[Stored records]

···

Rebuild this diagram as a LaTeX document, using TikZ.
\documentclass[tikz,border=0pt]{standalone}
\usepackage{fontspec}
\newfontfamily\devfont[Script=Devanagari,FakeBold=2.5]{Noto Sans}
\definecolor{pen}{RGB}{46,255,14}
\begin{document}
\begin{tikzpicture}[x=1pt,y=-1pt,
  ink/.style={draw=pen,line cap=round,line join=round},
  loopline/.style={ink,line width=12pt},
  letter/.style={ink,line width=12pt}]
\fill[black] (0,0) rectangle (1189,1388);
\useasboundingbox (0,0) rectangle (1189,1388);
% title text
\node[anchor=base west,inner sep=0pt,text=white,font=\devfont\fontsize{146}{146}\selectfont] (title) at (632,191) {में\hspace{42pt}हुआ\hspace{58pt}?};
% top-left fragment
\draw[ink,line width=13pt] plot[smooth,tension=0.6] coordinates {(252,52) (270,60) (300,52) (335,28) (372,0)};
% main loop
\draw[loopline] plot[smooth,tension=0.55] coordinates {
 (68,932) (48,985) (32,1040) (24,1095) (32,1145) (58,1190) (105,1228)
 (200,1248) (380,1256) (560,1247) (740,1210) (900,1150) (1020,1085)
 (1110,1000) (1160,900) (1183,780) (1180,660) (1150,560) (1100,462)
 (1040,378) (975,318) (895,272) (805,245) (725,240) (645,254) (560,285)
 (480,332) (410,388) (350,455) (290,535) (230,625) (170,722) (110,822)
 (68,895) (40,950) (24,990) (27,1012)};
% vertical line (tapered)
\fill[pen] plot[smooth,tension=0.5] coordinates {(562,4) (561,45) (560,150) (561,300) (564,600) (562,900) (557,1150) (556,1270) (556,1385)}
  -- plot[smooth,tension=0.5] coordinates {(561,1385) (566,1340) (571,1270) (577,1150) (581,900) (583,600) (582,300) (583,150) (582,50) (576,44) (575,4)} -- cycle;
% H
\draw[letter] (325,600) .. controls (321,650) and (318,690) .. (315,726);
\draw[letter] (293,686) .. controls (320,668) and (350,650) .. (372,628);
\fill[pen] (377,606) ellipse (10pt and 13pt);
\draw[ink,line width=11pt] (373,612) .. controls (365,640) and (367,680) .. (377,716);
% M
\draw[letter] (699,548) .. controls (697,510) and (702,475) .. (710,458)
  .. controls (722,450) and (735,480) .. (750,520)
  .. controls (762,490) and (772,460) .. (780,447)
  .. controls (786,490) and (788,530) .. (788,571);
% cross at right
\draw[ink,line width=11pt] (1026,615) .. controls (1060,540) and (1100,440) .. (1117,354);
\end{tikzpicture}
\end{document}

···

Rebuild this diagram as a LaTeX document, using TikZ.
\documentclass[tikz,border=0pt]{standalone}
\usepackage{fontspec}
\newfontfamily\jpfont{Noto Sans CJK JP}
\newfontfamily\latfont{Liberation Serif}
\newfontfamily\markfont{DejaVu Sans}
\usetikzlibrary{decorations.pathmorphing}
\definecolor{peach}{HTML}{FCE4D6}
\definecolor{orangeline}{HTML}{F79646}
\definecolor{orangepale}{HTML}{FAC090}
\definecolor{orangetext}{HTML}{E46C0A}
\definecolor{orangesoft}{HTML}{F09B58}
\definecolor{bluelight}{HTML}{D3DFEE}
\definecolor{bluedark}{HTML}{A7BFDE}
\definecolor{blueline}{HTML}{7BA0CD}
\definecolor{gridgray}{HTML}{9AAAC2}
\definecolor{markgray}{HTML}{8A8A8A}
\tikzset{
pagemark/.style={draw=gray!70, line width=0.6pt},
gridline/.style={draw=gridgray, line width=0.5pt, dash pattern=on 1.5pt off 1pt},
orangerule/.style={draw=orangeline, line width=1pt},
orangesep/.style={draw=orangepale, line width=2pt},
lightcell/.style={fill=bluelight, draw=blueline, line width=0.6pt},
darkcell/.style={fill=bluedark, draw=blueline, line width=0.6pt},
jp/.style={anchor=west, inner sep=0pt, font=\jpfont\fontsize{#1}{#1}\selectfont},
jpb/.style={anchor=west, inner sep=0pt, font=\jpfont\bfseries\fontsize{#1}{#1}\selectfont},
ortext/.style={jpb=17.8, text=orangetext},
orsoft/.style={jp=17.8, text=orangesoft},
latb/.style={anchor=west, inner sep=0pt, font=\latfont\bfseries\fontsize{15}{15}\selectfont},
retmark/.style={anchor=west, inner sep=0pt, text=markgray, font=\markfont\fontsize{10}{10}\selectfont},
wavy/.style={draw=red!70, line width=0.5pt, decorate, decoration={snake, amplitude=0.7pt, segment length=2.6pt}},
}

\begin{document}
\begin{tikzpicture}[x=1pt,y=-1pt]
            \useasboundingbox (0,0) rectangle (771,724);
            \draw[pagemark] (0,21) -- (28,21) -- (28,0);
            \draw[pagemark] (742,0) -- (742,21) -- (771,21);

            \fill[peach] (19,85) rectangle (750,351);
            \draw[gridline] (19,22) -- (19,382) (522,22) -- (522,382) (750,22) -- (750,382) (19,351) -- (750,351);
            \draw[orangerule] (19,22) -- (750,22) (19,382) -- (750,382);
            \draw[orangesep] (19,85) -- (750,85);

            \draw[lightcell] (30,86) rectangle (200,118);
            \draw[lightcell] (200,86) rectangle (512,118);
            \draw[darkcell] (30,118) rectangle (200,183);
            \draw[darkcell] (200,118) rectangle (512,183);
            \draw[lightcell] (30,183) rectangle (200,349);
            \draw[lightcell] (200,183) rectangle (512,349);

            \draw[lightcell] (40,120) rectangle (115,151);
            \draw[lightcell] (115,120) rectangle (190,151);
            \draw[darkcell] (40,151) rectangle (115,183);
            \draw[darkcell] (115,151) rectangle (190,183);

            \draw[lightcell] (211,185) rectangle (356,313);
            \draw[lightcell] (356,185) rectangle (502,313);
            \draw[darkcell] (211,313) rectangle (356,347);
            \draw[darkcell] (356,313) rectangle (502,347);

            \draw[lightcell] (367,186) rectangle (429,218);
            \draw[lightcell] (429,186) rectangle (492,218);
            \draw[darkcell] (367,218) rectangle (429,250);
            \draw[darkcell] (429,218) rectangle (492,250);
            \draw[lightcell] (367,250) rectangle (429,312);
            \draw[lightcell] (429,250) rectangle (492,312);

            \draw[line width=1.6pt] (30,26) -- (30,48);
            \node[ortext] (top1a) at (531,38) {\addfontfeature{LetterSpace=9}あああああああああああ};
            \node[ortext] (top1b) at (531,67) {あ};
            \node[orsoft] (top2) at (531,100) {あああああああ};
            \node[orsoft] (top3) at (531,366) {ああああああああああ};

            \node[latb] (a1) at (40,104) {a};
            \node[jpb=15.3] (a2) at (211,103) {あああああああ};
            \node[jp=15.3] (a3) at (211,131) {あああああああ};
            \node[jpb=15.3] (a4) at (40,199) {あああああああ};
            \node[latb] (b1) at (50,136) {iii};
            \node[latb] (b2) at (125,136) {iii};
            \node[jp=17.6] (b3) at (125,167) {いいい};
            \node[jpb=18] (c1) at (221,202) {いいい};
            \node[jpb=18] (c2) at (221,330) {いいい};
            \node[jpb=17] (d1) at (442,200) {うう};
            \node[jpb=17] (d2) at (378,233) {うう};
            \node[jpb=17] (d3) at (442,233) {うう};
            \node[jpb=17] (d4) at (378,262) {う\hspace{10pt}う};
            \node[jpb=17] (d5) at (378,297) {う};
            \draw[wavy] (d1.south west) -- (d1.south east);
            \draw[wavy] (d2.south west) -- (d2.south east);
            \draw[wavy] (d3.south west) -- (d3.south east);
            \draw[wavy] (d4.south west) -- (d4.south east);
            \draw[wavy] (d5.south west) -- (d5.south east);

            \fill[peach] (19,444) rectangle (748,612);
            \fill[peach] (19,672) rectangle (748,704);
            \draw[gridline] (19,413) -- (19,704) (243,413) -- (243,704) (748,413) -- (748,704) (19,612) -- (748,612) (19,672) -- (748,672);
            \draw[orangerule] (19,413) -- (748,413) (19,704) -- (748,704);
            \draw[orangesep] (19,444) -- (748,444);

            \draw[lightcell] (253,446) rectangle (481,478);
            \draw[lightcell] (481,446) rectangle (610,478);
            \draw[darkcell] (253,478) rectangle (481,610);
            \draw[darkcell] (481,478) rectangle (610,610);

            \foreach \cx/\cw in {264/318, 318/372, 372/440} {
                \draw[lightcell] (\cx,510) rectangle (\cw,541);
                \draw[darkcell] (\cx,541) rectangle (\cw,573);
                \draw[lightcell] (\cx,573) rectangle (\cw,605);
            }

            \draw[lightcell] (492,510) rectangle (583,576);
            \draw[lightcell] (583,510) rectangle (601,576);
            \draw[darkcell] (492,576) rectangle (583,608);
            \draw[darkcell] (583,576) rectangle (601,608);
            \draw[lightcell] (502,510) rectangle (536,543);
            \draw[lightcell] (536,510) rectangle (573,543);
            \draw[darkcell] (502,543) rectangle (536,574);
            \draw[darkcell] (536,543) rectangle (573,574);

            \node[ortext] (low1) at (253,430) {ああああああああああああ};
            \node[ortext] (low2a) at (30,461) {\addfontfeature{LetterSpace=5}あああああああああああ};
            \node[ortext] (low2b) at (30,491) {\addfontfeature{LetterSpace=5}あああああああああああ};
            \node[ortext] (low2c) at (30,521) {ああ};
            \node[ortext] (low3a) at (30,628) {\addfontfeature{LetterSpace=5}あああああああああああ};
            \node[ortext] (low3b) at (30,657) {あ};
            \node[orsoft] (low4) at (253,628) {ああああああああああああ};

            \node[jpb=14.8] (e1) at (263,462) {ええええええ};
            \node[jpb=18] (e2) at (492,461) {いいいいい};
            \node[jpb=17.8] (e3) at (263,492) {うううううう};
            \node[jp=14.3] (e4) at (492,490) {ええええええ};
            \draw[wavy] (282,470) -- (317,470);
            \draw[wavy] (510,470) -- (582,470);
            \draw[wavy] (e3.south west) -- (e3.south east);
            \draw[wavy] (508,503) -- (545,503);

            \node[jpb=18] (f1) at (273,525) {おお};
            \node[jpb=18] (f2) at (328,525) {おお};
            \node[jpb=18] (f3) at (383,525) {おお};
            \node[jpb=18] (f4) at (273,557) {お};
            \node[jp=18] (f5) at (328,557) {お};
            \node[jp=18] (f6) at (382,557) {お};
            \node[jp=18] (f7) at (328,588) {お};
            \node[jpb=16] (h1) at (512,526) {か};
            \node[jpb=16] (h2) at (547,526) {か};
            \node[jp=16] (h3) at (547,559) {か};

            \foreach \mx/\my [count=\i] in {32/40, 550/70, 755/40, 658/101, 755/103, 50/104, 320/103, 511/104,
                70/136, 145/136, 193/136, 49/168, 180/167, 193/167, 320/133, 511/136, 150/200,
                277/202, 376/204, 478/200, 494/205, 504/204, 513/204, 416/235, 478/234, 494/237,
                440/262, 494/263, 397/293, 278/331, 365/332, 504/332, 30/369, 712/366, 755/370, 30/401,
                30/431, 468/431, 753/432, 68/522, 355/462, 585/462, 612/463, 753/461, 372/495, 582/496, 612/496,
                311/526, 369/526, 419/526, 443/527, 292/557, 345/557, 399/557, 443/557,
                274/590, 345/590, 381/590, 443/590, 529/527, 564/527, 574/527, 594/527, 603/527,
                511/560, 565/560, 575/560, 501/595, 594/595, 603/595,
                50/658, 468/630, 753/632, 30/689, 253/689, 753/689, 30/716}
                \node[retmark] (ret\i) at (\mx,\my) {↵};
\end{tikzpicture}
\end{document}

···

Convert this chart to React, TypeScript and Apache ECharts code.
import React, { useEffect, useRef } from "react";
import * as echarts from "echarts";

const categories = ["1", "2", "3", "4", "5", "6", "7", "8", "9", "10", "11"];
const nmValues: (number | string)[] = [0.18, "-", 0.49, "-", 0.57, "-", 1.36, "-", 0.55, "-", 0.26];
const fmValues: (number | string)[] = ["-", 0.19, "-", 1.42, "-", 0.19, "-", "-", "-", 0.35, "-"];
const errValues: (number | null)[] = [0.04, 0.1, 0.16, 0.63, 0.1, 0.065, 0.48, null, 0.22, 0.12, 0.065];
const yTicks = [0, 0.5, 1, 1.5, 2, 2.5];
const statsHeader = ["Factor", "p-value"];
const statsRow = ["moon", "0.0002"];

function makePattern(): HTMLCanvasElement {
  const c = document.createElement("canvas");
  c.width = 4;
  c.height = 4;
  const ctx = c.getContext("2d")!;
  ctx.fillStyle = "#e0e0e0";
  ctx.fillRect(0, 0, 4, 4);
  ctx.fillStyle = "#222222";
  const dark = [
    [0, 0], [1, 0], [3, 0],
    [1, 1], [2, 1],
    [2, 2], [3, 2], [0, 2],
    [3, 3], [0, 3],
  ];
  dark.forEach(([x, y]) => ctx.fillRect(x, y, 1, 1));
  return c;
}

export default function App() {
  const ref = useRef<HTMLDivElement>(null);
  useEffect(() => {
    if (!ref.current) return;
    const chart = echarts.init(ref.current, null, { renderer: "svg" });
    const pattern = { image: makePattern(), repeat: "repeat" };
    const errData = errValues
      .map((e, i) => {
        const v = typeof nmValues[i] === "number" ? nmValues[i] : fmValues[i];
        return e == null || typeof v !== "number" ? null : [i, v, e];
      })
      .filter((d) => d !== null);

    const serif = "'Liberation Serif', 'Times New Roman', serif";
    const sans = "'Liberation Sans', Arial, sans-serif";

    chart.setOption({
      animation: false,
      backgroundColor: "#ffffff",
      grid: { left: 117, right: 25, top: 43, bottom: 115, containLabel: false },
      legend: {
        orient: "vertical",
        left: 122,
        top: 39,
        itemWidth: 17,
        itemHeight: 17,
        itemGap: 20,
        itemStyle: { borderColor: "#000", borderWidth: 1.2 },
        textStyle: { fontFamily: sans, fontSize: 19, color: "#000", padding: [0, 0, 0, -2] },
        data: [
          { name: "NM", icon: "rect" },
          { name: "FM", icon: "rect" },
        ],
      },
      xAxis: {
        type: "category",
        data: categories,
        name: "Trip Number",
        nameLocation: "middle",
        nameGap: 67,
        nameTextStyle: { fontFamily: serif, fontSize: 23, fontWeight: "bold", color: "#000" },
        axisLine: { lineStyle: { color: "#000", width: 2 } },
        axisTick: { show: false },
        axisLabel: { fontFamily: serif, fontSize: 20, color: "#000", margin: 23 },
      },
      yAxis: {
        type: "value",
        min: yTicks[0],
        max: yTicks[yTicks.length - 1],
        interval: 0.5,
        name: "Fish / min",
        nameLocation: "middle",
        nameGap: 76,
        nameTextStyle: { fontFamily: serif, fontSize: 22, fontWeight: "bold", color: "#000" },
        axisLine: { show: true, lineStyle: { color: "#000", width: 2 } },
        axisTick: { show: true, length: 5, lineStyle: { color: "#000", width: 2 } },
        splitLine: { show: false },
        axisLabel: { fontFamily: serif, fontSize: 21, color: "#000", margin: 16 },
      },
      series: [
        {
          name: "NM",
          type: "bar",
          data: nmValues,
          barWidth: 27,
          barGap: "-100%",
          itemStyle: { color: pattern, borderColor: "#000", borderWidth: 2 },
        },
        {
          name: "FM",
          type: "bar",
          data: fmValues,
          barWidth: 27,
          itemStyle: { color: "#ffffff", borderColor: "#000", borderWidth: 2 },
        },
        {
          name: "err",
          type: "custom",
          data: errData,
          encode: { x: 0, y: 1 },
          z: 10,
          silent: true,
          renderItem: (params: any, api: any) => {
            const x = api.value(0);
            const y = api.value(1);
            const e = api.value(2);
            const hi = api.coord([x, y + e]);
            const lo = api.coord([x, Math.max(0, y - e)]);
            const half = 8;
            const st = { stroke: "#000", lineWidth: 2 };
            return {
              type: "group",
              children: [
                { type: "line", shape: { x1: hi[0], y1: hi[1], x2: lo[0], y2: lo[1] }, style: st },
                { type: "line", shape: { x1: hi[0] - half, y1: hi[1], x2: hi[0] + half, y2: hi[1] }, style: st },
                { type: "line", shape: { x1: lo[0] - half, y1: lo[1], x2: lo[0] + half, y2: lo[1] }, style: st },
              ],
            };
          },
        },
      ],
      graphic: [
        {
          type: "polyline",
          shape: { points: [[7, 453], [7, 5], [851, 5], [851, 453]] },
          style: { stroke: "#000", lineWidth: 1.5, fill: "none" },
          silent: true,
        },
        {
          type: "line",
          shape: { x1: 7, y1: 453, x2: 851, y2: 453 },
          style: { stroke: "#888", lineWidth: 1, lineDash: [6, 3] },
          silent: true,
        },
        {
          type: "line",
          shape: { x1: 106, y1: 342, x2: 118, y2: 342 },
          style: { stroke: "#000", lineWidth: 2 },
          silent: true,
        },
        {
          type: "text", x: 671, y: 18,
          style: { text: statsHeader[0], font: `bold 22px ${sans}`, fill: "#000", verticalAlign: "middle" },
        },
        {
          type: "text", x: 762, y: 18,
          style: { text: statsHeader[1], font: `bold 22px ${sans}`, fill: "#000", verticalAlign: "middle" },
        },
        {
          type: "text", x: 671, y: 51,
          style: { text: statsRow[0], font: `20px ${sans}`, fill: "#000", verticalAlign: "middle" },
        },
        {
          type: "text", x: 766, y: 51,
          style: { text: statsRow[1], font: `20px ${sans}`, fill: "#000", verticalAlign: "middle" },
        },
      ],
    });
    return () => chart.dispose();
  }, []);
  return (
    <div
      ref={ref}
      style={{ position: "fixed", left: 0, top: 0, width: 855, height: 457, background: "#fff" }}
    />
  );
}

···

#### [What the task requires]
Go through the data and gather every line that holds "React".

#### [Answer to the problem]
Convert this chart to React, TypeScript and Apache ECharts code.
import React, { useEffect, useRef } from "react";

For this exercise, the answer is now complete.